Editor’s Note: The essay below was written in 2001 and appears in the self-published book, Through Our Eyes: A Tapestry of Words and Images in Response to September 11. Printed and distributed in 2002, the book was the result of an independent, volunteer documentary project organized by a journalist and several friends. The author’s bio was written in 2002 and has not been updated.
Sage Ann Hibberd is the most peaceful person you’ll ever meet. The 25-year-old was born in Meeker, Colorado, and now lives in Jackson, Wyoming, with her loving boyfriend, Jerod. This winter, she’ll be working as a ski instructor, but by trade, she’s a graphic designer and organic gardener. She’s also a visionary. “I am interested in spreading awareness of the issues that are not in the media these days. There are a lot of problems in this world that we, as arrogant Americans, are not aware of and chose not to be aware of. I hope to bring this awareness to the surface of at least the people around me. I think there is still hope, but something must be done now.”
To do their part, she and Jerod are in the process of building a straw bale home, starting an organic farming business and divorcing themselves from their cars. Not content with simply changing their individual lives, the ambitious duo have launched the Teton Sustainability Project, a non-profit organization that will promote sustainable living in the region. In her free time – if there is any – Sage seeks out activities that allow her to be in the moment: climbing, windsurfing, hiking, biking, skiing, reading, playing music. She’s traveled to Europe, Brazil, Mexico, Canada and various places throughout the United States. As for her faith, “I was not brought up in a church, but my faith comes from my own experience with the something that is out there, that is bigger than we are. Occasionally I pray to the mother (earth that is).” On Sept. 11, Sage was laying bricks in the yard. She wrote her essay at the end of September following a trip down the Grand Canyon.
We received the news late on September 11th because of our lack of communication at times. We didn’t turn on the news until noon. At this time, I was shocked and horrified as most Americans at the destruction that had gone on in NYC, D.C. and Pennsylvania. The names of people I knew in the city ran through my head, especially my close friend Tracy who worked across the street from the World Trade Towers (I came to find out later that she was late for work and saw the whole thing from a distance.).
I am one of the lucky ones who didn’t lose anyone in this disaster, so at first, I couldn’t make any judgments on what should be done. When NPR (National Public Radio) brought the voices of people who had lost loved ones, my opinions were reinforced by theirs. I don’t really believe in violence at all, and I think a stronger stance wouldn’t be one of violence, but one of love and peace. I agree that the terrorists should be brought to justice so that no more lives are lost to their ways of destruction. I do not believe that we should endanger the lives of more Americans in a war in Afghanistan, and I do not believe we should harm civilians in those countries we believe are “harboring” terrorists.

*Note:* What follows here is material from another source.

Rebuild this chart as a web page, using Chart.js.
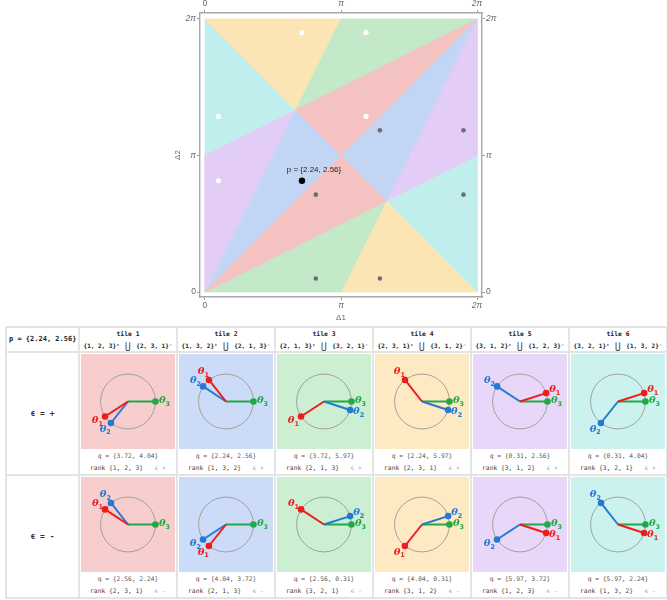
<!DOCTYPE html>
<html><head><meta charset="utf-8">
<script src="https://cdn.jsdelivr.net/npm/chart.js@4.4.0/dist/chart.umd.min.js"></script>
<style>
html,body{margin:0;padding:0;background:#fff;}
body{width:667px;height:600px;overflow:hidden;position:relative;font-family:"DejaVu Sans Mono",monospace;}
#topWrap{position:absolute;left:0;top:0;width:667px;height:326px;}
#tbl{position:absolute;left:5px;top:326px;border-collapse:collapse;table-layout:fixed;width:661px;}
#tbl td{border:2px solid #e4e4e4;padding:0;text-align:center;vertical-align:top;}
#tbl tr.hdr td{height:22px;vertical-align:middle;font-weight:bold;color:#222;font-size:6px;line-height:11px;white-space:nowrap;}
#tbl tr.hdr td .tn{font-size:6.4px;}
#tbl td.pcell{font-size:7px !important;text-align:left;padding-left:2px;}
#tbl td.eps{vertical-align:middle;font-weight:bold;font-size:8px;color:#333;}
.un{font-size:9px;font-weight:normal;position:relative;top:1px;margin:0 2px;}
.img{width:94px;height:95px;margin:1px auto 0 auto;}
.img canvas{display:block;}
.q{font-size:6.3px;color:#555;line-height:13px;height:13px;}
.rk{font-size:6.3px;color:#444;line-height:12px;height:12px;white-space:pre;}
.rk span{color:#aaa;}
</style>
</head><body>
<div id="topWrap"><canvas id="top" width="667" height="326"></canvas></div>
<table id="tbl"></table>
<script>
// ---------- data ----------
const PI = Math.PI;
const tickVals = [0, PI, 2 * PI];
const tickLabels = ['0', 'π', '2π'];
const pPoint = [2.24, 2.56];
const tileNames = ['tile 1', 'tile 2', 'tile 3', 'tile 4', 'tile 5', 'tile 6'];
const unionPlus = ['{1, 2, 3}', '{1, 3, 2}', '{2, 1, 3}', '{2, 3, 1}', '{3, 1, 2}', '{3, 2, 1}'];
const unionMinus = ['{2, 3, 1}', '{2, 1, 3}', '{3, 2, 1}', '{3, 1, 2}', '{1, 2, 3}', '{1, 3, 2}'];
const qPlus = [[3.72, 4.04], [2.24, 2.56], [3.72, 5.97], [2.24, 5.97], [0.31, 2.56], [0.31, 4.04]];
const qMinus = [[2.56, 2.24], [4.04, 3.72], [2.56, 0.31], [4.04, 0.31], [5.97, 3.72], [5.97, 2.24]];
const rankPlus = ['{1, 2, 3}', '{1, 3, 2}', '{2, 1, 3}', '{2, 3, 1}', '{3, 1, 2}', '{3, 2, 1}'];
const rankMinus = ['{2, 3, 1}', '{2, 1, 3}', '{3, 2, 1}', '{3, 1, 2}', '{1, 2, 3}', '{1, 3, 2}'];
const tileColors = ['#F5C2C2', '#C2D5F5', '#C3E9C8', '#FCE5B4', '#E3CDF7', '#C0EEEC'];
const tileColorsLight = ['#F8CDCD', '#CCDCF8', '#CCEED1', '#FDEAC2', '#E8D7F8', '#CCF2F0'];
// region vertices (in units of pi) and the tile each belongs to
const vA = [2 / 3, 4 / 3], vB = [1, 1], vC = [4 / 3, 2 / 3];
const regionTile = [0, 0, 1, 1, 2, 2, 3, 3, 4, 4, 5, 5];
const regionVerts = [
  [vA, [2, 2], vB], [[0, 0], vC, vB],
  [vB, [2, 2], vC], [[0, 0], vB, vA],
  [[1, 2], [2, 2], vA], [[0, 0], [1, 0], vC],
  [[0, 2], [1, 2], vA], [[1, 0], [2, 0], vC],
  [[2, 2], [2, 1], vC], [[0, 0], vA, [0, 1]],
  [[0, 2], vA, [0, 1]], [[2, 1], [2, 0], vC]
];
const thetaColors = ['#EE1C1C', '#2478D6', '#22A845'];

// ---------- top chart ----------
const polyDatasets = regionVerts.map((vs, i) => {
  const pts = vs.concat([vs[0]]).map(v => ({ x: v[0] * PI, y: v[1] * PI }));
  return {
    data: pts, showLine: true, fill: 'shape', tension: 0,
    backgroundColor: tileColors[regionTile[i]], borderColor: tileColors[regionTile[i]],
    borderWidth: 0.8, pointRadius: 0, order: 10
  };
});
const topDatasets = polyDatasets.concat([
  { data: qPlus.map(q => ({ x: q[0], y: q[1] })), pointRadius: 2.6, pointBackgroundColor: '#ffffff', pointBorderWidth: 0, showLine: false, order: 1 },
  { data: qMinus.map(q => ({ x: q[0], y: q[1] })), pointRadius: 2.3, pointBackgroundColor: '#6e6e6e', pointBorderWidth: 0, showLine: false, order: 1 },
  { data: [{ x: pPoint[0], y: pPoint[1] }], pointRadius: 3.2, pointBackgroundColor: '#000000', pointBorderWidth: 0, showLine: false, order: 0 }
]);

const tickFont = (ctx) => ({ family: 'Liberation Sans', size: 8.5, style: (ctx.tick && ctx.tick.value !== 0) ? 'italic' : 'normal' });
function axis(pos, extra) {
  const horiz = pos === 'bottom' || pos === 'top';
  const o = {
    type: 'linear', position: pos,
    min: -0.115, max: horiz ? 2 * PI + 0.115 : 2 * PI + 0.138,
    afterBuildTicks: s => { s.ticks = tickVals.map(v => ({ value: v })); },
    ticks: { callback: (v, i) => tickLabels[i], font: tickFont, color: '#666', padding: 1, maxRotation: 0, autoSkip: false },
    grid: { display: true, drawOnChartArea: false, drawTicks: true, tickLength: 3, color: '#999', lineWidth: 1 },
    border: { display: true, color: '#a8a8a8', width: 1.4 }
  };
  return Object.assign(o, extra);
}
const labelPlugin = {
  id: 'plabel',
  afterDatasetsDraw(chart) {
    const { ctx, scales } = chart;
    const px = scales.x.getPixelForValue(pPoint[0]);
    const py = scales.y.getPixelForValue(pPoint[1]);
    ctx.save();
    ctx.font = '8px "Liberation Sans"';
    ctx.fillStyle = '#222';
    ctx.textAlign = 'center';
    ctx.textBaseline = 'middle';
    ctx.fillText('p = {' + pPoint[0].toFixed(2) + ', ' + pPoint[1].toFixed(2) + '}', px + 12, py - 11);
    ctx.restore();
  }
};
new Chart(document.getElementById('top'), {
  type: 'scatter',
  data: { datasets: topDatasets },
  options: {
    responsive: false, animation: false,
    layout: { padding: { left: 169, right: 155, top: 0, bottom: 0 } },
    plugins: { legend: { display: false }, tooltip: { enabled: false } },
    scales: {
      x: axis('bottom', { title: { display: true, text: 'Δ1', font: { family: 'Liberation Sans', size: 8 }, color: '#666', padding: { top: 0, bottom: 3 } }, afterFit: s => { s.height = 29; } }),
      x2: axis('top', { afterFit: s => { s.height = 13; } }),
      y: axis('left', { title: { display: true, text: 'Δ2', font: { family: 'Liberation Sans', size: 8 }, color: '#666', padding: { top: 4, bottom: 0 } }, afterFit: s => { s.width = 31; } }),
      y2: axis('right', { afterFit: s => { s.width = 30; } })
    }
  },
  plugins: [labelPlugin]
});

// ---------- table ----------
const tbl = document.getElementById('tbl');
let html = '<colgroup><col style="width:73px">';
for (let i = 0; i < 6; i++) html += '<col style="width:98px">';
html += '</colgroup><tr class="hdr"><td class="pcell">p = {' + pPoint[0].toFixed(2) + ', ' + pPoint[1].toFixed(2) + '}</td>';
for (let i = 0; i < 6; i++) {
  html += '<td><span class="tn">' + tileNames[i] + '</span><br>' + unionPlus[i] + '⁺ <span class="un">⋃</span> ' + unionMinus[i] + '⁻</td>';
}
html += '</tr>';
const rows = [{ sign: '+', q: qPlus, rank: rankPlus }, { sign: '-', q: qMinus, rank: rankMinus }];
rows.forEach((r, ri) => {
  html += '<tr><td class="eps">ϵ = ' + r.sign + '</td>';
  for (let i = 0; i < 6; i++) {
    html += '<td><div class="img" style="background:' + tileColorsLight[i] + '"><canvas id="c' + ri + '_' + i + '" width="94" height="95"></canvas></div>' +
      '<div class="q">q = {' + r.q[i][0].toFixed(2) + ', ' + r.q[i][1].toFixed(2) + '}</div>' +
      '<div class="rk">rank ' + r.rank[i] + '   <span>ϵ ' + r.sign + '</span></div></td>';
  }
  html += '</tr>';
});
tbl.innerHTML = html;

const circlePlugin = {
  id: 'circ',
  beforeDatasetsDraw(chart) {
    const { ctx, scales } = chart;
    const cx = scales.x.getPixelForValue(0), cy = scales.y.getPixelForValue(0);
    const r = scales.x.getPixelForValue(1) - cx;
    ctx.save();
    ctx.strokeStyle = '#a0a0a0';
    ctx.lineWidth = 1;
    ctx.beginPath();
    ctx.arc(cx, cy, r, 0, 2 * Math.PI);
    ctx.stroke();
    ctx.restore();
  },
  afterDatasetsDraw(chart) {
    const { ctx, scales } = chart;
    const th = chart.config.options.thetas;
    ctx.save();
    th.forEach((t, i) => {
      const x = scales.x.getPixelForValue(1.33 * Math.cos(t));
      const y = scales.y.getPixelForValue(1.33 * Math.sin(t));
      ctx.fillStyle = thetaColors[i];
      ctx.font = 'italic bold 10px "DejaVu Serif"';
      const w1 = ctx.measureText('θ').width;
      ctx.font = 'bold 6.5px "DejaVu Sans"';
      const w2 = ctx.measureText(String(i + 1)).width;
      const x0 = x - (w1 + w2) / 2;
      ctx.textBaseline = 'middle';
      ctx.textAlign = 'left';
      ctx.font = 'italic bold 10px "DejaVu Serif"';
      ctx.fillText('θ', x0, y - 1);
      ctx.font = 'bold 6.5px "DejaVu Sans"';
      ctx.fillText(String(i + 1), x0 + w1, y + 2.5);
    });
    ctx.restore();
  }
};
rows.forEach((r, ri) => {
  for (let i = 0; i < 6; i++) {
    const th = [r.q[i][0], r.q[i][1], 0];
    const ds = th.map((t, k) => ({
      data: [{ x: 0, y: 0 }, { x: Math.cos(t), y: Math.sin(t) }],
      showLine: true, borderColor: thetaColors[k], borderWidth: 2,
      pointRadius: [0, 3.3], pointBackgroundColor: thetaColors[k], pointBorderWidth: 0,
      order: k
    }));
    new Chart(document.getElementById('c' + ri + '_' + i), {
      type: 'scatter',
      data: { datasets: ds },
      options: {
        thetas: th,
        responsive: false, animation: false,
        layout: { padding: 0 },
        plugins: { legend: { display: false }, tooltip: { enabled: false } },
        scales: {
          x: { display: false, min: -1.567, max: 1.567 },
          y: { display: false, min: -1.583, max: 1.583 }
        }
      },
      plugins: [circlePlugin]
    });
  }
});
</script>
</body></html>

I left for a river trip down the Grand Canyon about a week after the attacks. I felt guilty for feeling excited about my upcoming expedition. It wasn’t until I was hiking down into the canyon at 5:00 a.m. that I became immersed in the magic of the canyon and forgot – or at least repressed – the images of the world above the rim. The thought of no communication became comforting and all worries faded.
The next week proceeded with a feeling of truly living in the moment and enjoying all the canyon has to offer, from its hidden secrets and abundance of wildlife to its terrifying raging rapids.
If there is a bright side to this tragedy, I found it in the voice of a fellow passenger on the trip. He was a young British man who is in the process of transforming his life into complete happiness, a state that most of us will never reach and don’t know how. He said that perhaps in this event of great tragedy and loss, we can all learn how precious life is and make a life for ourselves in which we are truly happy and satisfied. I believe he is right, for I have already seen people reevaluating their lives, including myself.
I was reluctant to return to the rim of the canyon for fear of losing contact with the people I met and the canyon itself. I was afraid to see my beautiful canyon life shattered by the tragedies of the real world. One of the guides said to me the canyon is the real world. Now I realize how much those words mean to me, that there are still places that are so pure and beautiful and sacred.
When I came home, I had the after-Grand Canyon blues when I was exposed to all the things above the rim that trouble me. I am now trying to live within the moment and do what makes me happy. I have seen a lot of patriotism among the citizens of my small town. It is nice to see such camaraderie between people around the world and in my community, something that I believe has been lacking for quite some time. I was happy to hear the president isn’t being hasty and that there is a movement of peace, even among New Yorkers.
So for all the tragedy of these events, I believe my British friend was right. There will be some light for us all.